Perhaps no story exemplifies this more vividly than that of YouTube. In 2006, just a year after its inception, the video-sharing platform was snapped up by Google for a seemingly astronomical $1.65 billion.
For co-founders Chad Hurley, Steve Chen, and Jawed Karim, it was a life-changing sum. Yet, in the years that followed, YouTube didn't just grow; it became a cultural phenomenon, an indispensable part of daily life, and a central pillar of Google's (now Alphabet's) revenue. Today, analysts estimate YouTube's standalone valuation to be in the hundreds of billions of dollars, dwarfing its original acquisition price and offering a stark reminder of the exponential growth its early creators forewent.
The narrative echoes with Instagram.
In 2012, Facebook, then rapidly expanding its social media empire, acquired the photo-sharing app for approximately $1 billion. Kevin Systrom and Mike Krieger, Instagram's founders, received a significant payday. But the app, under Facebook's wing, transformed from a niche platform into a global powerhouse, boasting over a billion users and becoming a critical revenue driver for what is now Meta Platforms.
Had Systrom and Krieger held on, or negotiated a different deal structure, their personal fortunes could have been exponentially larger, akin to Mark Zuckerberg's own staggering wealth from Facebook's unburdened growth.
Reddit, the self-proclaimed "front page of the internet," also shares a similar chapter.

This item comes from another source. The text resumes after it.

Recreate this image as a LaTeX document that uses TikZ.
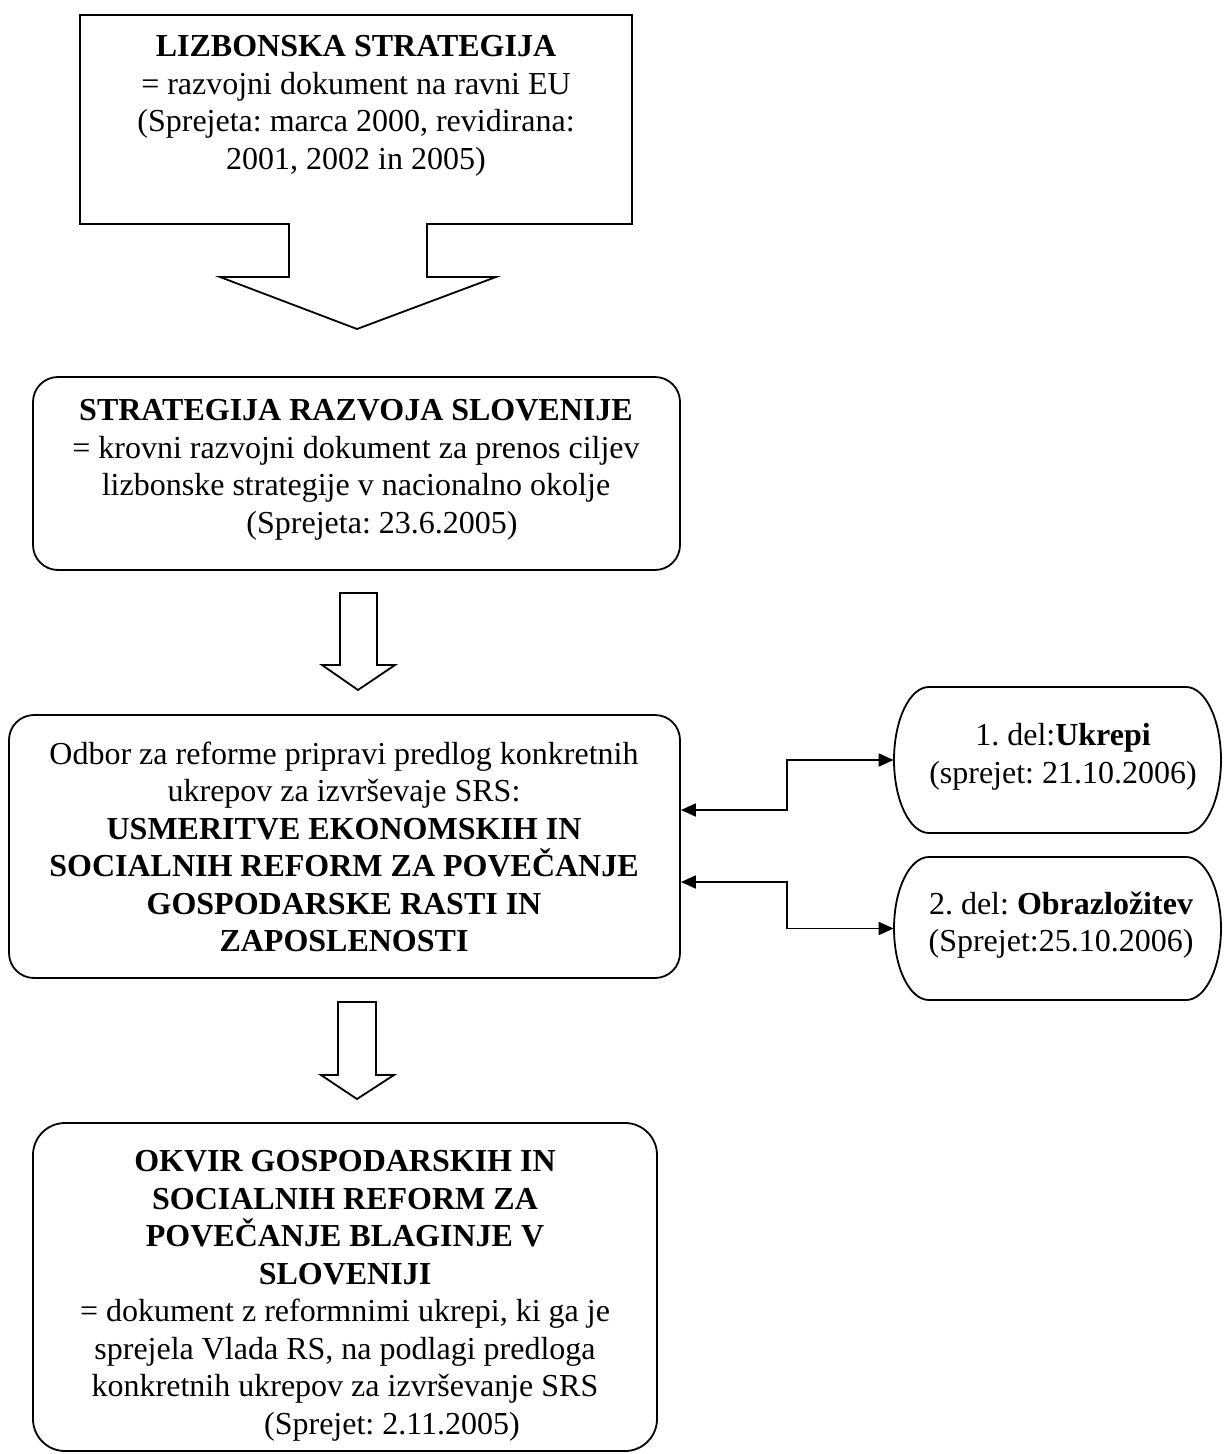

Co-founded by Steve Huffman and Alexis Ohanian, the platform was acquired by Condé Nast's parent company, Advance Publications, in 2006 for an undisclosed sum, often rumored to be in the low tens of millions. While Huffman and Ohanian later returned to lead the company to greater heights and eventually oversaw its spin-off into an independent entity now valued in the billions, their initial early sale meant missing out on a substantial portion of the company's early appreciation.

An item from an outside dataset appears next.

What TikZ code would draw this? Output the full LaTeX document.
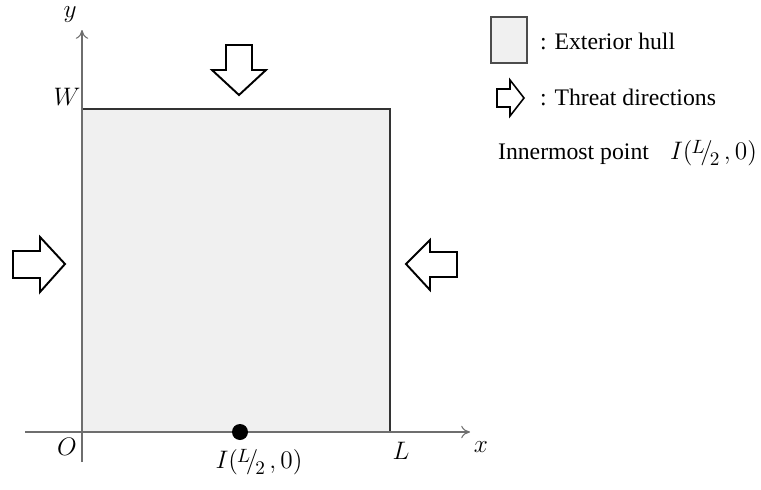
\documentclass[tikz,border=0pt]{standalone}
\usepackage{fontspec}
\setmainfont{Liberation Serif}
\usepackage{xcolor}
\definecolor{hullgrey}{RGB}{240,240,240}
\definecolor{axisgrey}{RGB}{110,110,110}
\usetikzlibrary{arrows.meta,positioning}
\newcommand{\ipoint}{$I(\raisebox{0.45ex}{$\scriptstyle\mkern-1mu L$}\mkern-3mu\big/\mkern-2mu\raisebox{-0.55ex}{$\scriptstyle 2$}\,,0)$}
\tikzset{
  hull/.style={draw=black!80, fill=hullgrey, line width=0.7pt},
  axis/.style={draw=axisgrey, line width=0.6pt, -{To[length=5pt,width=7pt]}},
  threat/.style={draw=black, fill=white, line width=1.1pt, line join=miter},
  lab/.style={font=\fontsize{15}{17}\selectfont, inner sep=1pt},
  legtext/.style={font=\fontsize{13.5}{16}\selectfont, anchor=west, inner sep=1pt}
}
\begin{document}
\begin{tikzpicture}[x=0.02cm, y=-0.02cm]
  \useasboundingbox (0,0) rectangle (761,490);
  \coordinate (O) at (82,432);
  \coordinate (Lx) at (390,432);
  \coordinate (Wy) at (82,109);
  \coordinate (xend) at (470,432);
  \coordinate (xstart) at (25,432);
  \coordinate (yend) at (82,30);
  \coordinate (ystart) at (82,462);
  \filldraw[hull] (Wy) rectangle (Lx);
  \draw[axis] (xstart) -- (xend);
  \draw[axis] (ystart) -- (yend);
  \fill (240,432) circle (8) coordinate (Ipt);
  % threat directions
  \draw[threat] (226,45) -- (252,45) -- (252,70) -- (266,70) -- (239,95) -- (212,70) -- (226,70) -- cycle;
  \draw[threat] (13,251) -- (40,251) -- (40,237) -- (65,264) -- (40,292) -- (40,278) -- (13,278) -- cycle;
  \draw[threat] (457,252) -- (430,252) -- (430,240) -- (406,264) -- (430,290) -- (430,277) -- (457,277) -- cycle;
  \node[lab] (ylab) at (70,15) {$y$};
  \node[lab] (wlab) at (67,97) {$W$};
  \node[lab] (olab) at (67,447) {$O$};
  \node[lab] (llab) at (401,451) {$L$};
  \node[lab] (xlab) at (481,447) {$x$};
  \node[lab] (ilab) at (259,462) {\ipoint};
  % legend
  \filldraw[hull, draw=black!70] (491,17) rectangle (527,63);
  \node[legtext] (hulltext) at (538,41) {: Exterior hull};
  \draw[threat, line width=0.9pt] (497,89) -- (510,89) -- (510,80) -- (524,98) -- (510,116) -- (510,107) -- (497,107) -- cycle;
  \node[legtext] (threattext) at (538,97) {: Threat directions};
  \node[legtext] (innertext) at (496,153) {Innermost point\hspace{12pt}{\fontsize{15}{17}\selectfont\ipoint}};
\end{tikzpicture}
\end{document}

It's a testament to their enduring vision that they returned, but the initial transaction remains a classic example of an early exit before massive scale.
These stories are not merely cautionary tales; they are complex narratives about timing, risk assessment, and the incredible, often unpredictable, trajectories of technology startups.
For every founder who held on and reaped unimaginable rewards, there are others who made what seemed like sound, life-altering decisions at the time, only to watch from the sidelines as their creations blossomed beyond their wildest dreams. The 'what if' lingers, a testament to the colossal valuations that defined the subsequent tech boom and the enduring, sometimes painful, lessons of entrepreneurial foresight.